## COLLECTED MATERIAL
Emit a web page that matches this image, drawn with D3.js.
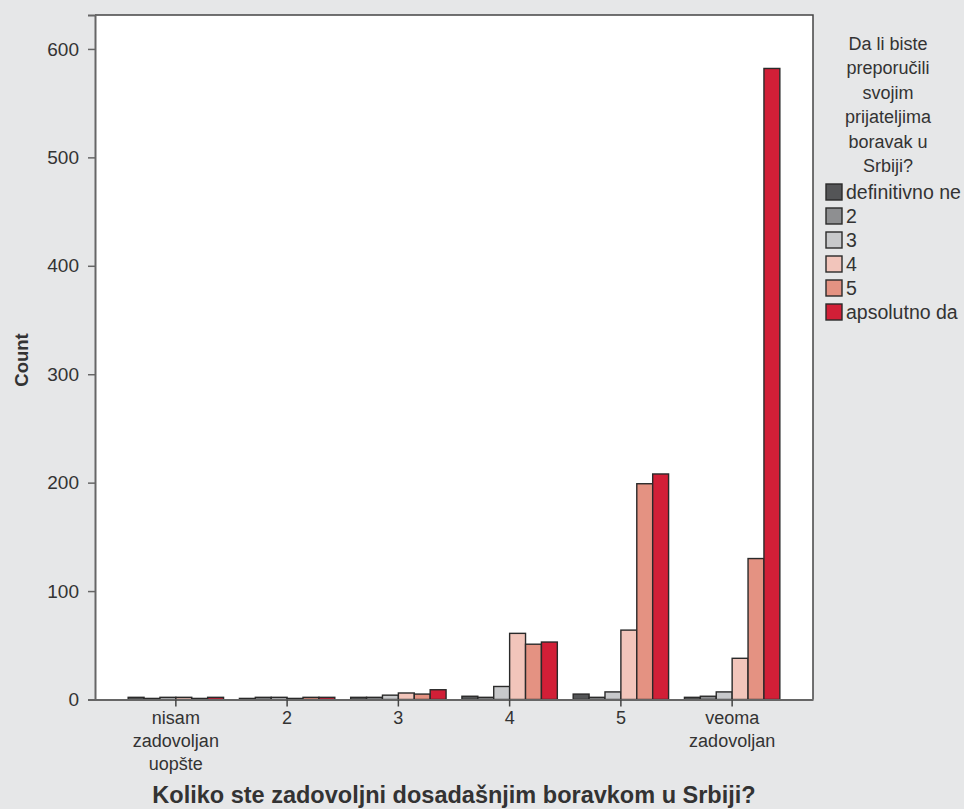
<!DOCTYPE html>
<html>
<head>
<meta charset="utf-8">
<script src="https://cdn.jsdelivr.net/npm/d3@7"></script>
<style>
  html, body { margin: 0; padding: 0; background: #e6e7e8; }
  svg { display: block; }
  text { font-family: "Liberation Sans", Arial, sans-serif; fill: #333; }
</style>
</head>
<body>
<svg id="chart" width="964" height="809"></svg>
<script>
// ---- data ----
const categories = ["nisam zadovoljan uopšte", "2", "3", "4", "5", "veoma zadovoljan"];
const seriesNames = ["definitivno ne", "2", "3", "4", "5", "apsolutno da"];
const sDefinitivnoNe = [2, 1, 2, 3, 5, 2];
const s2 = [1, 2, 2, 2, 2, 3];
const s3 = [2, 2, 4, 12, 7, 7];
const s4 = [2, 1, 6, 61, 64, 38];
const s5 = [1, 2, 5, 51, 199, 130];
const sApsolutnoDa = [2, 2, 9, 53, 208, 582];
const yTicks = [0, 100, 200, 300, 400, 500, 600];
const colors = ["#545557", "#8e8f91", "#c8c9cb", "#f2c5bb", "#e49282", "#d21f37"];
const xTitle = "Koliko ste zadovoljni dosadašnjim boravkom u Srbiji?";
const yTitle = "Count";
const legendTitle = ["Da li biste", "preporučili", "svojim", "prijateljima", "boravak u", "Srbiji?"];

const allSeries = [sDefinitivnoNe, s2, s3, s4, s5, sApsolutnoDa];

// ---- layout ----
const svg = d3.select("#chart");
const L = 95, R = 813, T = 15, B = 699.5;

svg.append("rect").attr("x", L).attr("y", T).attr("width", R - L).attr("height", B - T)
  .attr("fill", "#ffffff");

const x0 = d3.scaleBand().domain(categories).range([L, R]).paddingInner(0.1425).paddingOuter(0.298);
const x1 = d3.scaleBand().domain(seriesNames).range([0, x0.bandwidth()]);
const y = d3.scaleLinear().domain([0, 631.3]).range([B, T]);

// bars
const groups = svg.append("g").selectAll("g").data(categories).join("g")
  .attr("transform", d => `translate(${x0(d)},0)`);
groups.selectAll("rect")
  .data((c, ci) => seriesNames.map((s, si) => ({ s, si, v: allSeries[si][ci] })))
  .join("rect")
  .attr("x", d => x1(d.s))
  .attr("y", d => y(d.v))
  .attr("width", x1.bandwidth())
  .attr("height", d => B - y(d.v))
  .attr("fill", d => colors[d.si])
  .attr("stroke", "#2a2a2a")
  .attr("stroke-width", 1.4);

// frame (top, right)
svg.append("path").attr("d", `M${L},${T}H${R}V${B}`).attr("fill", "none")
  .attr("stroke", "#444").attr("stroke-width", 1.5);

// y axis
const yAxis = svg.append("g").attr("transform", `translate(${L},0)`)
  .call(d3.axisLeft(y).tickValues(yTicks).tickSize(7).tickPadding(9).tickFormat(d3.format("d")));
yAxis.select(".domain").attr("stroke", "#666").attr("stroke-width", 2);
yAxis.selectAll(".tick line").attr("stroke", "#666").attr("stroke-width", 1.5);
yAxis.selectAll(".tick text").attr("font-size", 19).attr("fill", "#333")
  .attr("font-family", "Liberation Sans, Arial, sans-serif");

// x axis
const xAxis = svg.append("g").attr("transform", `translate(0,${B})`)
  .call(d3.axisBottom(x0).tickSize(7).tickSizeOuter(0));
xAxis.select(".domain").attr("stroke", "#666").attr("stroke-width", 2);
xAxis.selectAll(".tick line").attr("stroke", "#444").attr("stroke-width", 1.5);
xAxis.selectAll(".tick text").remove();
const labelLines = {
  "nisam zadovoljan uopšte": ["nisam", "zadovoljan", "uopšte"],
  "veoma zadovoljan": ["veoma", "zadovoljan"]
};
xAxis.selectAll(".tick").append("text")
  .attr("text-anchor", "middle")
  .attr("font-size", 18)
  .attr("fill", "#333")
  .attr("font-family", "Liberation Sans, Arial, sans-serif")
  .selectAll("tspan")
  .data(d => labelLines[d] || [d])
  .join("tspan")
  .attr("x", 0)
  .attr("y", (d, i) => 24.5 + i * 23)
  .text(d => d);

// axis titles
svg.append("text").attr("x", (L + R) / 2).attr("y", 802.5)
  .attr("text-anchor", "middle").attr("font-size", 23.5).attr("font-weight", "bold")
  .attr("fill", "#111").text(xTitle);
svg.append("text").attr("transform", "translate(28,360) rotate(-90)")
  .attr("text-anchor", "middle").attr("font-size", 18.5).attr("font-weight", "bold")
  .attr("fill", "#111").text(yTitle);

// legend
const lg = svg.append("g");
lg.selectAll("text.lt").data(legendTitle).join("text").attr("class", "lt")
  .attr("x", 888).attr("y", (d, i) => 49.5 + i * 24.5)
  .attr("text-anchor", "middle").attr("font-size", 18).attr("fill", "#333")
  .text(d => d);
const items = lg.selectAll("g.item").data(seriesNames).join("g").attr("class", "item")
  .attr("transform", (d, i) => `translate(826,${184 + i * 24})`);
items.append("rect").attr("width", 16).attr("height", 16)
  .attr("fill", (d, i) => colors[i]).attr("stroke", "#2a2a2a").attr("stroke-width", 1.4);
items.append("text").attr("x", 20).attr("y", 15).attr("font-size", 19.5).attr("fill", "#333")
  .text(d => d);
</script>
</body>
</html>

## EXERCISE BRIEF
Reproduce the listing word for word and omit its pictures.

## SOLVED EXERCISE
Emit a web page that matches this image, drawn with D3.js.
<!DOCTYPE html>
<html>
<head>
<meta charset="utf-8">
<script src="https://cdn.jsdelivr.net/npm/d3@7"></script>
<style>
  html, body { margin: 0; padding: 0; background: #e6e7e8; }
  svg { display: block; }
  text { font-family: "Liberation Sans", Arial, sans-serif; fill: #333; }
</style>
</head>
<body>
<svg id="chart" width="964" height="809"></svg>
<script>
// ---- data ----
const categories = ["nisam zadovoljan uopšte", "2", "3", "4", "5", "veoma zadovoljan"];
const seriesNames = ["definitivno ne", "2", "3", "4", "5", "apsolutno da"];
const sDefinitivnoNe = [2, 1, 2, 3, 5, 2];
const s2 = [1, 2, 2, 2, 2, 3];
const s3 = [2, 2, 4, 12, 7, 7];
const s4 = [2, 1, 6, 61, 64, 38];
const s5 = [1, 2, 5, 51, 199, 130];
const sApsolutnoDa = [2, 2, 9, 53, 208, 582];
const yTicks = [0, 100, 200, 300, 400, 500, 600];
const colors = ["#545557", "#8e8f91", "#c8c9cb", "#f2c5bb", "#e49282", "#d21f37"];
const xTitle = "Koliko ste zadovoljni dosadašnjim boravkom u Srbiji?";
const yTitle = "Count";
const legendTitle = ["Da li biste", "preporučili", "svojim", "prijateljima", "boravak u", "Srbiji?"];

const allSeries = [sDefinitivnoNe, s2, s3, s4, s5, sApsolutnoDa];

// ---- layout ----
const svg = d3.select("#chart");
const L = 95, R = 813, T = 15, B = 699.5;

svg.append("rect").attr("x", L).attr("y", T).attr("width", R - L).attr("height", B - T)
  .attr("fill", "#ffffff");

const x0 = d3.scaleBand().domain(categories).range([L, R]).paddingInner(0.1425).paddingOuter(0.298);
const x1 = d3.scaleBand().domain(seriesNames).range([0, x0.bandwidth()]);
const y = d3.scaleLinear().domain([0, 631.3]).range([B, T]);

// bars
const groups = svg.append("g").selectAll("g").data(categories).join("g")
  .attr("transform", d => `translate(${x0(d)},0)`);
groups.selectAll("rect")
  .data((c, ci) => seriesNames.map((s, si) => ({ s, si, v: allSeries[si][ci] })))
  .join("rect")
  .attr("x", d => x1(d.s))
  .attr("y", d => y(d.v))
  .attr("width", x1.bandwidth())
  .attr("height", d => B - y(d.v))
  .attr("fill", d => colors[d.si])
  .attr("stroke", "#2a2a2a")
  .attr("stroke-width", 1.4);

// frame (top, right)
svg.append("path").attr("d", `M${L},${T}H${R}V${B}`).attr("fill", "none")
  .attr("stroke", "#444").attr("stroke-width", 1.5);

// y axis
const yAxis = svg.append("g").attr("transform", `translate(${L},0)`)
  .call(d3.axisLeft(y).tickValues(yTicks).tickSize(7).tickPadding(9).tickFormat(d3.format("d")));
yAxis.select(".domain").attr("stroke", "#666").attr("stroke-width", 2);
yAxis.selectAll(".tick line").attr("stroke", "#666").attr("stroke-width", 1.5);
yAxis.selectAll(".tick text").attr("font-size", 19).attr("fill", "#333")
  .attr("font-family", "Liberation Sans, Arial, sans-serif");

// x axis
const xAxis = svg.append("g").attr("transform", `translate(0,${B})`)
  .call(d3.axisBottom(x0).tickSize(7).tickSizeOuter(0));
xAxis.select(".domain").attr("stroke", "#666").attr("stroke-width", 2);
xAxis.selectAll(".tick line").attr("stroke", "#444").attr("stroke-width", 1.5);
xAxis.selectAll(".tick text").remove();
const labelLines = {
  "nisam zadovoljan uopšte": ["nisam", "zadovoljan", "uopšte"],
  "veoma zadovoljan": ["veoma", "zadovoljan"]
};
xAxis.selectAll(".tick").append("text")
  .attr("text-anchor", "middle")
  .attr("font-size", 18)
  .attr("fill", "#333")
  .attr("font-family", "Liberation Sans, Arial, sans-serif")
  .selectAll("tspan")
  .data(d => labelLines[d] || [d])
  .join("tspan")
  .attr("x", 0)
  .attr("y", (d, i) => 24.5 + i * 23)
  .text(d => d);

// axis titles
svg.append("text").attr("x", (L + R) / 2).attr("y", 802.5)
  .attr("text-anchor", "middle").attr("font-size", 23.5).attr("font-weight", "bold")
  .attr("fill", "#111").text(xTitle);
svg.append("text").attr("transform", "translate(28,360) rotate(-90)")
  .attr("text-anchor", "middle").attr("font-size", 18.5).attr("font-weight", "bold")
  .attr("fill", "#111").text(yTitle);

// legend
const lg = svg.append("g");
lg.selectAll("text.lt").data(legendTitle).join("text").attr("class", "lt")
  .attr("x", 888).attr("y", (d, i) => 49.5 + i * 24.5)
  .attr("text-anchor", "middle").attr("font-size", 18).attr("fill", "#333")
  .text(d => d);
const items = lg.selectAll("g.item").data(seriesNames).join("g").attr("class", "item")
  .attr("transform", (d, i) => `translate(826,${184 + i * 24})`);
items.append("rect").attr("width", 16).attr("height", 16)
  .attr("fill", (d, i) => colors[i]).attr("stroke", "#2a2a2a").attr("stroke-width", 1.4);
items.append("text").attr("x", 20).attr("y", 15).attr("font-size", 19.5).attr("fill", "#333")
  .text(d => d);
</script>
</body>
</html>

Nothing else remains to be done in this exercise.